Im Seil hängend, mit dem Bewusstsein, dass ich während den letzten 8 Minuten einfach alles gegeben hatte und endlich nach zehn Jahren und unzähligen Malen scheitern, nun auch im Final alles geben konnte, liess ich mich feiern und genoss diesen Moment mit jeder Pore meines Körpers.

Das Wettkampfklettern ist nunmehr seit etwa 14 Jahren Bestandteil meins Lebens. Dabei sind die Erfolgsmomente immer sehr kurz. Manchmal investiert man sehr viel Zeit und Energie und wird am Ende doch nicht belohnt. Es braucht sehr viel, dass alles so an einem Tag zusammenkommt. Passiert es dann aber wirklich, ist es einfach unbeschreiblich und man weiss wieder, wieso man sich all das eigentlich antut.

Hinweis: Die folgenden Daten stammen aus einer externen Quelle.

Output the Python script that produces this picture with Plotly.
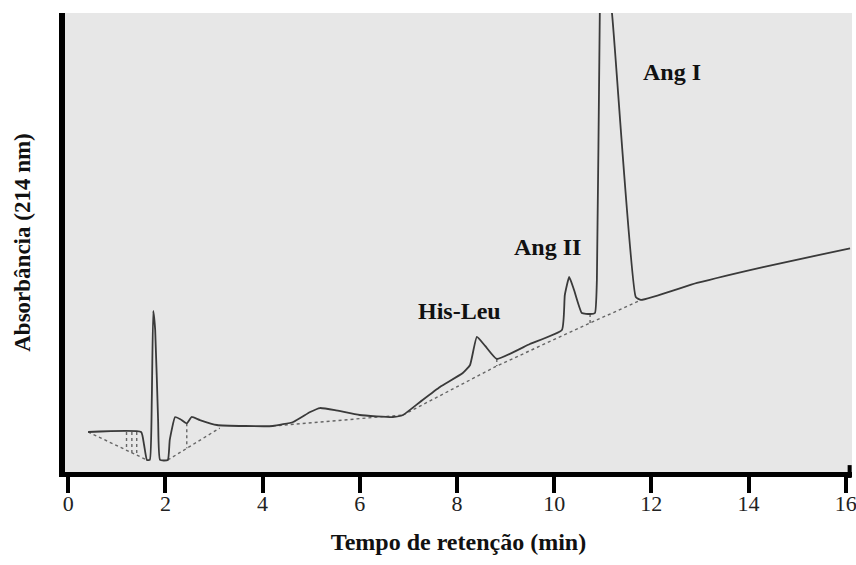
import plotly.graph_objects as go

# chromatogram trace (retention time in min, absorbance in AU)
time_min = [0.41, 1.50, 1.56, 1.62, 1.68, 1.72, 1.75, 1.79, 1.85, 1.89, 2.05,
            2.09, 2.20, 2.30, 2.44, 2.54, 2.71, 3.06, 3.64, 4.21, 4.63, 4.98,
            5.18, 5.49, 6.00, 6.68, 6.89, 7.24, 7.65, 8.12, 8.27, 8.41, 8.58,
            8.82, 9.50, 10.16, 10.22, 10.31, 10.41, 10.57, 10.74, 10.84, 10.88,
            10.94, 10.98, 11.19, 11.68, 11.79, 12.94, 14.30, 16.09]
absorb = [0.0436, 0.0436, 0.0300, 0.0131, 0.0131, 0.0784, 0.1754, 0.1547,
          0.0566, 0.0131, 0.0131, 0.0349, 0.0599, 0.0577, 0.0530, 0.0599,
          0.0566, 0.0512, 0.0501, 0.0501, 0.0545, 0.0654, 0.0697, 0.0675,
          0.0621, 0.0599, 0.0621, 0.0763, 0.0926, 0.1078, 0.1166, 0.1471,
          0.1373, 0.1231, 0.1394, 0.1547, 0.1928, 0.2124, 0.1983, 0.1732,
          0.1721, 0.1732, 0.2092, 0.5000, 0.5795, 0.5000, 0.1906, 0.1874,
          0.2059, 0.2233, 0.2437]

# integration baselines (None separates segments)
base_t = [0.41, 1.62, None, 1.20, 1.20, None, 1.31, 1.31, None, 1.41, 1.41, None,
          2.05, 3.12, None, 2.44, 2.44, None, 4.21, 6.89, None,
          6.89, 8.82, 10.74, 11.79, None, 8.82, 8.82, None, 10.74, 10.74]
base_a = [0.0436, 0.0131, None, 0.0436, 0.0237, None, 0.0436, 0.0209, None,
          0.0436, 0.0184, None, 0.0131, 0.0479, None, 0.0530, 0.0258, None,
          0.0501, 0.0621, None, 0.0621, 0.1155, 0.1623, 0.1874, None,
          0.1231, 0.1155, None, 0.1721, 0.1623]

peak_names = ["His-Leu", "Ang II", "Ang I"]
peak_label_t = [8.06, 9.87, 12.43]
peak_label_a = [0.1754, 0.245, 0.4357]

x_ticks = [0, 2, 4, 6, 8, 10, 12, 14, 16]

SERIF = "Liberation Serif, Times New Roman, serif"

fig = go.Figure()
fig.add_trace(go.Scatter(
    x=base_t, y=base_a, mode="lines",
    line=dict(color="#666666", width=1.4, dash="dot"),
    hoverinfo="skip",
))
fig.add_trace(go.Scatter(
    x=time_min, y=absorb, mode="lines",
    line=dict(color="#3a3a3a", width=1.8, shape="spline", smoothing=0.4),
))

for name, t, a in zip(peak_names, peak_label_t, peak_label_a):
    fig.add_annotation(x=t, y=a, text=f"<b>{name}</b>", showarrow=False,
                       font=dict(family=SERIF, size=24, color="#111111"))

# small end mark at the right of the x axis
fig.add_shape(type="line", xref="paper", yref="paper", x0=0.997, x1=0.997,
              y0=-0.013, y1=0.015, line=dict(color="black", width=4))

fig.update_layout(
    width=856, height=565,
    margin=dict(l=65, r=4, t=13, b=93),
    paper_bgcolor="white",
    plot_bgcolor="#e7e7e7",
    showlegend=False,
    font=dict(family=SERIF, color="#111111"),
    xaxis=dict(
        range=[-0.066, 16.13], tickvals=x_ticks,
        showline=True, linewidth=5, linecolor="black",
        ticks="outside", ticklen=16, tickwidth=4, tickcolor="black",
        tickfont=dict(family=SERIF, size=22, color="#222222"),
        ticklabelstandoff=-8, ticklabeloverflow="allow",
        showgrid=False, zeroline=False, automargin=False,
        title=dict(text="<b>Tempo de retenção (min)</b>",
                   font=dict(family=SERIF, size=24), standoff=19),
    ),
    yaxis=dict(
        range=[0, 0.5], showticklabels=False, ticks="",
        showline=True, linewidth=6, linecolor="black",
        showgrid=False, zeroline=False, automargin=False,
        title=dict(text="<b>Absorbância (214 nm)</b>",
                   font=dict(family=SERIF, size=23), standoff=24),
    ),
)

# drop the default 8px body margin so the figure fills the window exactly
fig.write_html("out.html", config={"displayModeBar": False},
               post_script="document.body.style.margin = '0';")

Ich wurde in diesem Final letzter, sprich 8. von 8. Bereits mit einem Griff mehr, reichte es für einen Podestplatz. Das ist einerseits natürlich sehr bitter. Andererseits zeigt mir das, dass auch ein Podest in Reichweite liegt. Natürlich werden Athleten an ihren Klassierungen gemessen und verglichen. Mit mir selbst bin ich aber nur zufrieden, wenn ich von der Route runterkomme und weiss, dass ich gerade mein Bestes gezeigt habe. An allem anderen muss ich dann im Training arbeiten.